Billy snarled, and the vinegar stench of his unwashed clothing assailed the man’s nostrils. A few slurred insults hurled before he staggered off towards the exit, watched by the barmaid and her partner, who now stood beside her with his arms folded.
The man saw the lifeline of the drunk stream out before him. A diseased, sickly thing, filled with undirected anger and bitterness tainting it and everything it came into contact with. An intersection with the young couple in the corner. Three lines coming together in a dark eruption. Only one line continuing on.
The door to the bar slammed against the wall as the drunk left. The young couple in the corner’s hands touch. They smile and finish their drinks, then retrieve their jackets from the chair beside them.

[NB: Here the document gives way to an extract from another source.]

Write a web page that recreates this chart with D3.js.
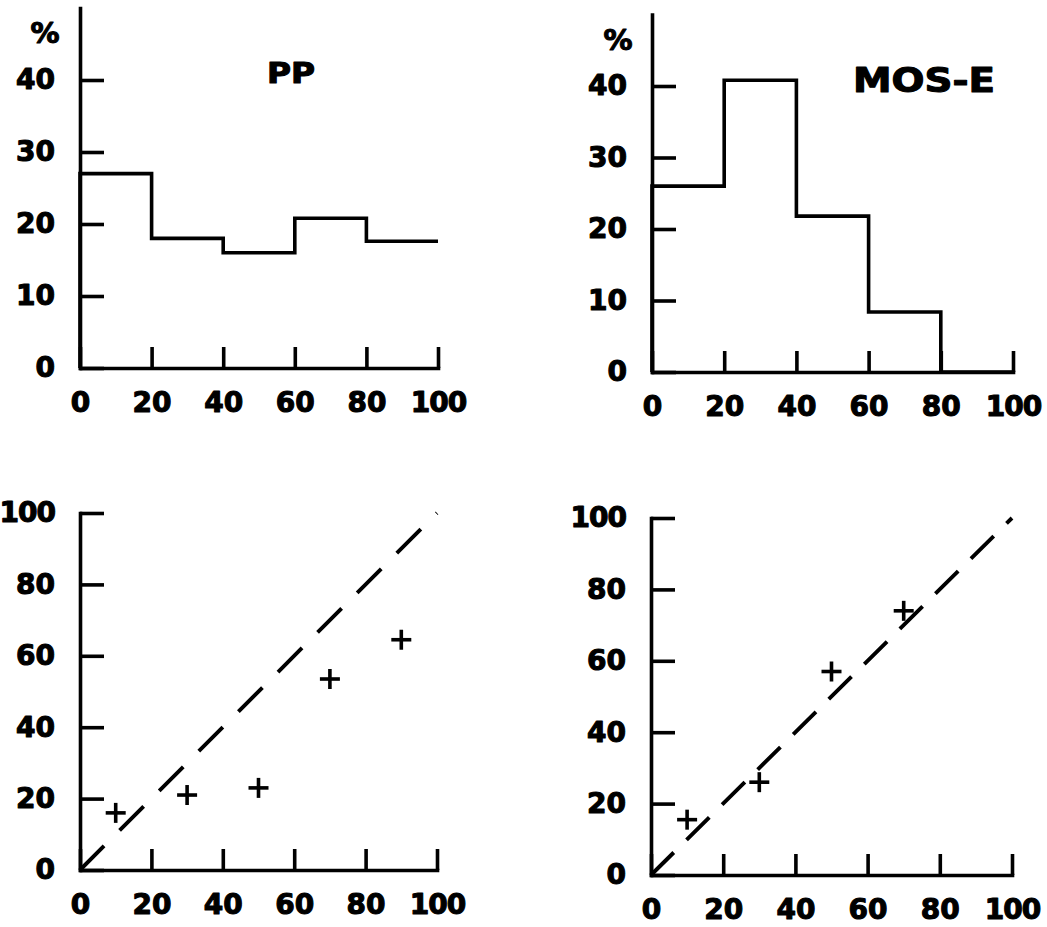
<!DOCTYPE html>
<html>
<head>
<meta charset="utf-8">
<script src="https://cdn.jsdelivr.net/npm/d3@7"></script>
<style>
  html, body { margin: 0; padding: 0; background: #fff; }
  svg { display: block; }
</style>
</head>
<body>
<svg id="chart" width="1047" height="927"></svg>
<script>
// ---- data ----
const xTicks = [0, 20, 40, 60, 80, 100];
const histYTicks = [0, 10, 20, 30, 40];
const scatYTicks = [0, 20, 40, 60, 80, 100];
const binEdges = [0, 20, 40, 60, 80, 100];
const ppPercent = [27, 18, 16, 20.8, 17.6];
const mosPercent = [26, 40.8, 21.8, 8.4, 0];
const ppObsX = [10, 30, 50, 70, 90];
const ppObsY = [16, 21, 23, 53.5, 64.5];
const mosObsX = [10, 30, 50, 70];
const mosObsY = [15.5, 26, 57, 74];
const diagonal = [0, 100];
const titles = ["PP", "MOS-E"];
const yUnit = "%";

// ---- layout ----
const svg = d3.select("#chart");
const FONT = "'DejaVu Sans', 'Liberation Sans', Arial, sans-serif";
const LW = 3.6;
const FS = 28;

const panels = [
  { x: [80, 438], y: [368, 8], yDomain: [0, 50], kind: "hist", values: ppPercent, yTicks: histYTicks,
    title: titles[0], titlePos: [291, 83], titleSize: 28, titleLen: 48, unitPos: [45, 43] },
  { x: [652, 1013], y: [372, 14.5], yDomain: [0, 50], kind: "hist", values: mosPercent, yTicks: histYTicks,
    title: titles[1], titlePos: [924, 92], titleSize: 33, titleLen: 142, unitPos: [618, 50] },
  { x: [80, 437], y: [870, 513], yDomain: [0, 100], kind: "scatter", px: ppObsX, py: ppObsY, yTicks: scatYTicks, dash: "34,22" },
  { x: [651, 1012], y: [875, 518], yDomain: [0, 100], kind: "scatter", px: mosObsX, py: mosObsY, yTicks: scatYTicks, dash: "32,18" }
];

function styleAxis(g) {
  g.attr("font-family", FONT).attr("font-size", FS).attr("font-weight", "bold");
  g.select(".domain").attr("stroke", "#000").attr("stroke-width", LW).attr("stroke-linecap", "square");
  g.selectAll(".tick line").attr("stroke", "#000").attr("stroke-width", LW);
  g.selectAll(".tick text").attr("fill", "#000").attr("stroke", "#000").attr("stroke-width", 1.1)
    .attr("stroke-linejoin", "round")
    .attr("letter-spacing", d => (d >= 100 ? "-1px" : "0px"));
}

panels.forEach(p => {
  const x = d3.scaleLinear().domain([0, 100]).range(p.x);
  const y = d3.scaleLinear().domain(p.yDomain).range(p.y);
  const g = svg.append("g");

  // axes
  g.append("g")
    .attr("transform", `translate(0,${y(0)})`)
    .call(d3.axisBottom(x).tickValues(xTicks).tickSizeInner(-21).tickSizeOuter(0).tickPadding(24))
    .call(styleAxis);
  g.append("g")
    .attr("transform", `translate(${x(0)},0)`)
    .call(d3.axisLeft(y).tickValues(p.yTicks).tickSizeInner(-24).tickSizeOuter(0).tickPadding(25))
    .call(styleAxis);

  if (p.kind === "hist") {
    const path = d3.path();
    path.moveTo(x(binEdges[0]), y(0));
    p.values.forEach((v, i) => {
      path.lineTo(x(binEdges[i]), y(v));
      path.lineTo(x(binEdges[i + 1]), y(v));
    });
    g.append("path").attr("d", path.toString())
      .attr("fill", "none").attr("stroke", "#000").attr("stroke-width", LW)
      .attr("stroke-linejoin", "miter");

    g.append("text").text(p.title)
      .attr("x", p.titlePos[0]).attr("y", p.titlePos[1])
      .attr("text-anchor", "middle")
      .attr("font-family", FONT).attr("font-weight", "bold").attr("font-size", p.titleSize)
      .attr("textLength", p.titleLen).attr("lengthAdjust", "spacingAndGlyphs")
      .attr("stroke", "#000").attr("stroke-width", 1.1).attr("stroke-linejoin", "round");

    g.append("text").text(yUnit)
      .attr("x", p.unitPos[0]).attr("y", p.unitPos[1])
      .attr("text-anchor", "middle")
      .attr("font-family", FONT).attr("font-weight", "bold").attr("font-size", 29)
      .attr("stroke", "#000").attr("stroke-width", 1.1).attr("stroke-linejoin", "round");
  } else {
    g.append("line")
      .attr("x1", x(diagonal[0])).attr("y1", y(diagonal[0]))
      .attr("x2", x(diagonal[1])).attr("y2", y(diagonal[1]))
      .attr("stroke", "#000").attr("stroke-width", LW + 0.3)
      .attr("stroke-dasharray", p.dash);

    const pts = p.px.map((v, i) => [v, p.py[i]]);
    const half = 10;
    const marks = g.selectAll(".pt").data(pts).enter().append("g").attr("class", "pt");
    marks.append("line")
      .attr("x1", d => x(d[0]) - half).attr("x2", d => x(d[0]) + half)
      .attr("y1", d => y(d[1])).attr("y2", d => y(d[1]))
      .attr("stroke", "#000").attr("stroke-width", LW);
    marks.append("line")
      .attr("x1", d => x(d[0])).attr("x2", d => x(d[0]))
      .attr("y1", d => y(d[1]) - half).attr("y2", d => y(d[1]) + half)
      .attr("stroke", "#000").attr("stroke-width", LW);
  }
});
</script>
</body>
</html>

The man was barely aware of the barmaids voice as he stepped away from the bar, leaving a crumpled ten pound note behind him. The possibilities drained away before him – his vision narrowing until only a single path remained. One last choice. One last mark he could leave on the world.
He reached the door at the same time as the young couple. He smiled at the woman, then said “Is that your mobile phone underneath the table?”. They paused, instinctively patting their pockets. That second was all the time he needed. All the time he had left.
The man stepped from the pub into the dark car park. Felt, rather than saw the glare of the headlights. The pain was agonising, but mercifully brief as the car impacted his body, shattering bone until fragments carved their way through nerve and muscle. For the briefest of moments he was flying – all pain forgotten – defying gravity until it regained its hold and drew him close once more in a final crushing embrace.
The young couple stood at the door to the bar, their lifelines blazing. The drunk leaving his car, slurring “I never saw him. He just came out of nowhere.”
As the light faded from his eyes and his body grew cold, the man smiled then breathed his last.